835 (師(ブッダ)は語った)、「われは(昔さとりを開こうとした時に)、愛執と嫌悪(けんお)と貪欲(とんよく)(という三人の魔女)を見ても、かれらと淫欲の交わりをしたいという欲望さえも起らなかった。糞尿に満ちたこの(女が)そもそも何ものなのだろう。わたくしはそれに足でさえも触(ふ)れたくないのだ。」
かつてブッダがサーヴァッティーにいたときに、マーガンディヤというバラモンが、自分の娘を盛装させて同道し、ブッダの妻として受納するように乞うた。娘が縁者になれば、いつでも教えを請えると願って。また、ブッダと言えども世の中の男が欲するものは悦ぶであろうと考えて・・・。そこで師(ブッダ)は語った、「われは昔さとりを開こうとした時に、3人の女性を見た。それぞれの心中に、ある者は、愛執に満ち、ある者は、嫌悪(けんお)に満ち、ある者は、貪欲(とんよく)に満ちていた女性を見たので、かれらと淫欲の交わりをしたいという欲望さえも起らなかった。煩悩に満ちたこの女がそもそも何ものなのだろう。わたくしはそれに足でさえも触(ふ)れたくないのだ。」これが第二の観法である。

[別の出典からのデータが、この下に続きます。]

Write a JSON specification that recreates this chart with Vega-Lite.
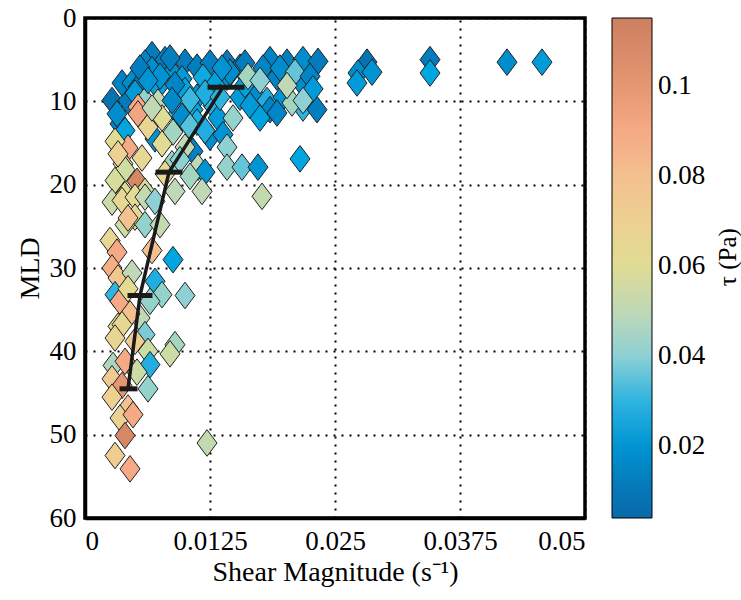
{
  "$schema": "https://vega.github.io/schema/vega-lite/v6.json",
  "width": 500,
  "height": 500,
  "autosize": {"type": "none"},
  "padding": {"left": 85, "top": 18, "right": 156, "bottom": 82},
  "background": "white",
  "config": {
    "view": {"stroke": "black", "strokeWidth": 3.5},
    "axis": {
      "labelFont": "Liberation Serif", "labelFontSize": 27, "labelColor": "black",
      "titleFont": "Liberation Serif", "titleFontSize": 28, "titleFontWeight": "normal", "titleColor": "black",
      "domainColor": "black", "domainWidth": 3.5, "tickSize": 0,
      "grid": true, "gridColor": "black", "gridDash": [2, 6], "gridWidth": 2, "gridOpacity": 1
    },
    "legend": {
      "labelFont": "Liberation Serif", "labelFontSize": 27, "labelColor": "black"
    }
  },
  "datasets": {
    "pts": [
      {"s":0.0027,"d":9.9,"t":0.008},{"s":0.0043,"d":9.9,"t":0.012},{"s":0.0037,"d":7.8,"t":0.015},{"s":0.0047,"d":7.8,"t":0.018},
      {"s":0.0053,"d":8.3,"t":0.013},{"s":0.0067,"d":4.4,"t":0.012},{"s":0.008,"d":5.0,"t":0.014},{"s":0.006,"d":5.4,"t":0.016},
      {"s":0.01,"d":5.3,"t":0.012},{"s":0.0067,"d":6.2,"t":0.018},{"s":0.0087,"d":6.6,"t":0.02},{"s":0.0097,"d":7.3,"t":0.022},
      {"s":0.01,"d":8.7,"t":0.025},{"s":0.0073,"d":8.3,"t":0.024},{"s":0.0112,"d":5.9,"t":0.014},{"s":0.0125,"d":5.4,"t":0.013},
      {"s":0.0142,"d":5.4,"t":0.011},{"s":0.0155,"d":5.9,"t":0.016},{"s":0.016,"d":5.4,"t":0.012},{"s":0.0185,"d":5.0,"t":0.015},
      {"s":0.0202,"d":5.3,"t":0.013},{"s":0.0218,"d":5.0,"t":0.018},{"s":0.0233,"d":5.2,"t":0.012},{"s":0.0118,"d":7.1,"t":0.026},
      {"s":0.0142,"d":7.1,"t":0.02},{"s":0.0192,"d":7.1,"t":0.015},{"s":0.0215,"d":7.5,"t":0.018},
      {"s":0.0112,"d":9.5,"t":0.02},{"s":0.0155,"d":9.5,"t":0.022},{"s":0.0168,"d":9.0,"t":0.018},{"s":0.0182,"d":9.9,"t":0.028},
      {"s":0.0198,"d":9.5,"t":0.02},{"s":0.0282,"d":5.3,"t":0.008},{"s":0.0273,"d":6.6,"t":0.018},{"s":0.0272,"d":7.8,"t":0.022},
      {"s":0.0287,"d":6.5,"t":0.02},{"s":0.0345,"d":5.0,"t":0.012},{"s":0.0345,"d":6.6,"t":0.025},{"s":0.0422,"d":5.3,"t":0.018},
      {"s":0.0457,"d":5.3,"t":0.022},{"s":0.0035,"d":12.7,"t":0.015},{"s":0.0032,"d":11.5,"t":0.018},{"s":0.004,"d":13.5,"t":0.025},
      {"s":0.0093,"d":11.5,"t":0.03},{"s":0.0097,"d":12.0,"t":0.02},{"s":0.0108,"d":11.0,"t":0.025},{"s":0.0112,"d":12.5,"t":0.028},
      {"s":0.0128,"d":10.5,"t":0.03},{"s":0.0133,"d":12.0,"t":0.022},{"s":0.0148,"d":12.0,"t":0.042},{"s":0.0125,"d":14.3,"t":0.018},
      {"s":0.0138,"d":14.0,"t":0.02},{"s":0.0142,"d":15.5,"t":0.04},{"s":0.0108,"d":16.0,"t":0.015},{"s":0.0113,"d":17.9,"t":0.05},
      {"s":0.0142,"d":17.9,"t":0.042},{"s":0.0157,"d":17.9,"t":0.036},{"s":0.0173,"d":17.9,"t":0.02},{"s":0.0215,"d":16.9,"t":0.025},
      {"s":0.012,"d":18.5,"t":0.02},{"s":0.0117,"d":20.8,"t":0.05},{"s":0.0177,"d":21.4,"t":0.052},{"s":0.0185,"d":11.0,"t":0.016},
      {"s":0.0218,"d":10.8,"t":0.03},{"s":0.0165,"d":10.5,"t":0.022},{"s":0.0175,"d":12.0,"t":0.024},
      {"s":0.0207,"d":10.2,"t":0.045},{"s":0.0192,"d":11.4,"t":0.016},{"s":0.0232,"d":11.0,"t":0.014},{"s":0.0145,"d":6.5,"t":0.018},
      {"s":0.013,"d":8.0,"t":0.024},{"s":0.009,"d":8.0,"t":0.016},{"s":0.0075,"d":7.0,"t":0.02},{"s":0.0055,"d":6.0,"t":0.014},
      {"s":0.005,"d":9.0,"t":0.022},{"s":0.0105,"d":9.8,"t":0.032},{"s":0.012,"d":9.0,"t":0.028},{"s":0.0135,"d":9.5,"t":0.03},
      {"s":0.016,"d":8.0,"t":0.024},{"s":0.0178,"d":6.0,"t":0.016},{"s":0.0195,"d":6.0,"t":0.018},{"s":0.021,"d":6.5,"t":0.036},
      {"s":0.0225,"d":7.0,"t":0.016},{"s":0.0228,"d":8.5,"t":0.022},{"s":0.0163,"d":7.0,"t":0.045},{"s":0.0137,"d":6.0,"t":0.02},
      {"s":0.0175,"d":7.5,"t":0.04},{"s":0.0202,"d":8.1,"t":0.05},{"s":0.0218,"d":9.9,"t":0.04},
      {"s":0.0088,"d":13.7,"t":0.045},{"s":0.0097,"d":11.8,"t":0.018},{"s":0.0065,"d":12.0,"t":0.04},{"s":0.007,"d":14.5,"t":0.02},
      {"s":0.0105,"d":13.0,"t":0.035},{"s":0.012,"d":13.5,"t":0.028},{"s":0.006,"d":9.9,"t":0.042},{"s":0.0073,"d":10.1,"t":0.05},
      {"s":0.0087,"d":9.9,"t":0.017},{"s":0.0063,"d":7.5,"t":0.02},{"s":0.0085,"d":4.8,"t":0.013},
      {"s":0.0053,"d":10.7,"t":0.09},{"s":0.0053,"d":11.5,"t":0.092},{"s":0.0063,"d":13.1,"t":0.066},{"s":0.0077,"d":12.0,"t":0.06},
      {"s":0.0067,"d":10.8,"t":0.05},{"s":0.0043,"d":15.6,"t":0.09},{"s":0.0057,"d":16.8,"t":0.064},{"s":0.0077,"d":15.1,"t":0.062},
      {"s":0.0038,"d":17.5,"t":0.06},{"s":0.004,"d":18.2,"t":0.056},{"s":0.0087,"d":17.5,"t":0.044},{"s":0.008,"d":18.7,"t":0.064},
      {"s":0.0052,"d":19.6,"t":0.11},{"s":0.006,"d":20.8,"t":0.058},{"s":0.004,"d":21.2,"t":0.06},{"s":0.009,"d":20.8,"t":0.05},
      {"s":0.003,"d":14.8,"t":0.06},{"s":0.0033,"d":16.3,"t":0.07},{"s":0.003,"d":19.5,"t":0.058},
      {"s":0.01,"d":15.5,"t":0.052},{"s":0.0095,"d":17.0,"t":0.04},{"s":0.0105,"d":19.0,"t":0.045},
      {"s":0.0027,"d":22.1,"t":0.054},{"s":0.0037,"d":21.9,"t":0.064},{"s":0.005,"d":21.5,"t":0.062},{"s":0.006,"d":21.5,"t":0.052},
      {"s":0.007,"d":22.0,"t":0.04},{"s":0.005,"d":23.9,"t":0.066},{"s":0.004,"d":24.8,"t":0.056},{"s":0.0043,"d":24.0,"t":0.078},
      {"s":0.006,"d":24.8,"t":0.042},{"s":0.0075,"d":24.8,"t":0.052},{"s":0.0025,"d":26.7,"t":0.064},{"s":0.0032,"d":28.1,"t":0.09},
      {"s":0.0067,"d":27.9,"t":0.08},{"s":0.0088,"d":29.0,"t":0.025},{"s":0.0027,"d":30.0,"t":0.088},{"s":0.0033,"d":31.2,"t":0.076},
      {"s":0.0047,"d":30.6,"t":0.05},{"s":0.003,"d":33.2,"t":0.03},{"s":0.0035,"d":34.0,"t":0.09},{"s":0.0043,"d":32.5,"t":0.062},
      {"s":0.007,"d":31.6,"t":0.028},{"s":0.0077,"d":33.2,"t":0.042},{"s":0.01,"d":33.3,"t":0.04},{"s":0.0065,"d":34.0,"t":0.042},
      {"s":0.0033,"d":37.0,"t":0.06},{"s":0.0055,"d":36.0,"t":0.05},{"s":0.0045,"d":35.5,"t":0.08},
      {"s":0.0037,"d":36.8,"t":0.064},{"s":0.003,"d":38.4,"t":0.066},{"s":0.006,"d":38.0,"t":0.038},{"s":0.005,"d":38.8,"t":0.072},
      {"s":0.009,"d":39.2,"t":0.045},{"s":0.0085,"d":40.3,"t":0.055},{"s":0.0063,"d":40.0,"t":0.055},{"s":0.0028,"d":41.7,"t":0.046},
      {"s":0.004,"d":41.2,"t":0.09},{"s":0.0065,"d":41.6,"t":0.028},{"s":0.0052,"d":42.5,"t":0.055},{"s":0.0027,"d":43.3,"t":0.074},
      {"s":0.0037,"d":44.1,"t":0.1},{"s":0.0063,"d":44.5,"t":0.042},{"s":0.0027,"d":45.5,"t":0.07},{"s":0.0043,"d":46.8,"t":0.078},
      {"s":0.0035,"d":48.0,"t":0.068},{"s":0.0048,"d":47.6,"t":0.09},{"s":0.004,"d":50.1,"t":0.11},{"s":0.003,"d":52.5,"t":0.072},
      {"s":0.0045,"d":54.1,"t":0.09},{"s":0.0122,"d":51.0,"t":0.052}
    ],
    "means": [
      {"s":0.0138,"d":8.3,"lo":0.0125,"hi":0.0157},
      {"s":0.0084,"d":18.5,"lo":0.0073,"hi":0.0095},
      {"s":0.0055,"d":33.3,"lo":0.0045,"hi":0.0065},
      {"s":0.0043,"d":44.5,"lo":0.0037,"hi":0.005}
    ],
    "ctitle": [{"l":"τ (Pa)"}]
  },
  "layer": [
    {
      "data": {"name": "pts"},
      "mark": {"type": "point", "shape": "M0,-1.33L1,0L0,1.33L-1,0Z", "filled": true, "size": 400, "stroke": "#222222", "strokeWidth": 1, "opacity": 1},
      "encoding": {
        "x": {"field": "s", "type": "quantitative", "scale": {"domain": [0, 0.05], "nice": false},
              "axis": {"values": [0, 0.0125, 0.025, 0.0375, 0.05], "labelExpr": "format(datum.value, '~g')",
                       "labelPadding": 10, "title": "Shear Magnitude (s⁻¹)", "titlePadding": 4}},
        "y": {"field": "d", "type": "quantitative", "scale": {"domain": [0, 60], "reverse": true, "nice": false},
              "axis": {"values": [0, 10, 20, 30, 40, 50, 60], "labelPadding": 9, "title": "MLD", "titlePadding": 5}},
        "color": {"field": "t", "type": "quantitative",
          "scale": {"domain": [0.004, 0.015, 0.025, 0.033, 0.04, 0.05, 0.06, 0.07, 0.08, 0.09, 0.1, 0.115],
                    "range": ["#0a6aa8", "#0082c4", "#00a6e0", "#40bce0", "#8ed0d4", "#c0d8b6", "#e0dc94", "#eed092", "#f3c08e", "#f5a985", "#e69672", "#cc8060"]},
          "legend": {"title": null, "orient": "none", "legendX": 527, "legendY": 0, "direction": "vertical",
                     "gradientLength": 500, "gradientThickness": 40, "gradientStrokeColor": "black", "gradientStrokeWidth": 1,
                     "values": [0.02, 0.04, 0.06, 0.08, 0.1], "labelExpr": "format(datum.value, '~g')", "labelOffset": 6}}
      }
    },
    {
      "data": {"name": "means"},
      "mark": {"type": "line", "color": "#1a1a1a", "strokeWidth": 3.5},
      "encoding": {
        "x": {"field": "s", "type": "quantitative", "scale": {"domain": [0, 0.05], "nice": false}},
        "y": {"field": "d", "type": "quantitative", "scale": {"domain": [0, 60], "reverse": true, "nice": false}},
        "order": {"field": "d"}
      }
    },
    {
      "data": {"name": "means"},
      "mark": {"type": "rule", "color": "#1a1a1a", "strokeWidth": 5, "strokeCap": "square"},
      "encoding": {
        "x": {"field": "lo", "type": "quantitative", "scale": {"domain": [0, 0.05], "nice": false}},
        "x2": {"field": "hi"},
        "y": {"field": "d", "type": "quantitative", "scale": {"domain": [0, 60], "reverse": true, "nice": false}}
      }
    },
    {
      "data": {"name": "ctitle"},
      "mark": {"type": "text", "baseline": "middle", "align": "center", "angle": 270, "font": "Liberation Serif", "fontSize": 25, "color": "black"},
      "encoding": {
        "x": {"datum": 0.0643, "type": "quantitative", "scale": {"domain": [0, 0.05], "nice": false}},
        "y": {"datum": 28.7, "type": "quantitative", "scale": {"domain": [0, 60], "reverse": true, "nice": false}},
        "text": {"field": "l"}
      }
    }
  ]
}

人は楽をしたいという心が立ち上がるのですぐに何かに依存しようという心が働く。この依存する心も人間的思考である。人は仏や神に対して依存する心で祈願をする者がいる。それは、例えば歌の練習をしないのに歌が上手くなりたいと乞うのと同様に、自らの心を制していない者が清浄を得られるように乞うこと、それも依存である。すなわち依存では清浄は得られないのである。ブッダもマーガンディヤの心の内に娘を通して依存する心がある事を観る。かれの心内は、世の中の男性は、全てが快美な娘を欲すると言う偏見の元にブッダが悦ぶだろうと考えたのである。そこでブッダは対抗思念、もう一つの見方を伝える。その者の心の内には愛執、嫌悪、貪欲といった汚泥がひそむ者もある。また、身体の中は、糞尿に満ちている。このように観ずる者に悦びが生ずるであろうか?修行者とは、このように快に偏ることはなく、また不快に偏ることもない。この2つの思考の波を制して遍歴する者それが修行者なのである。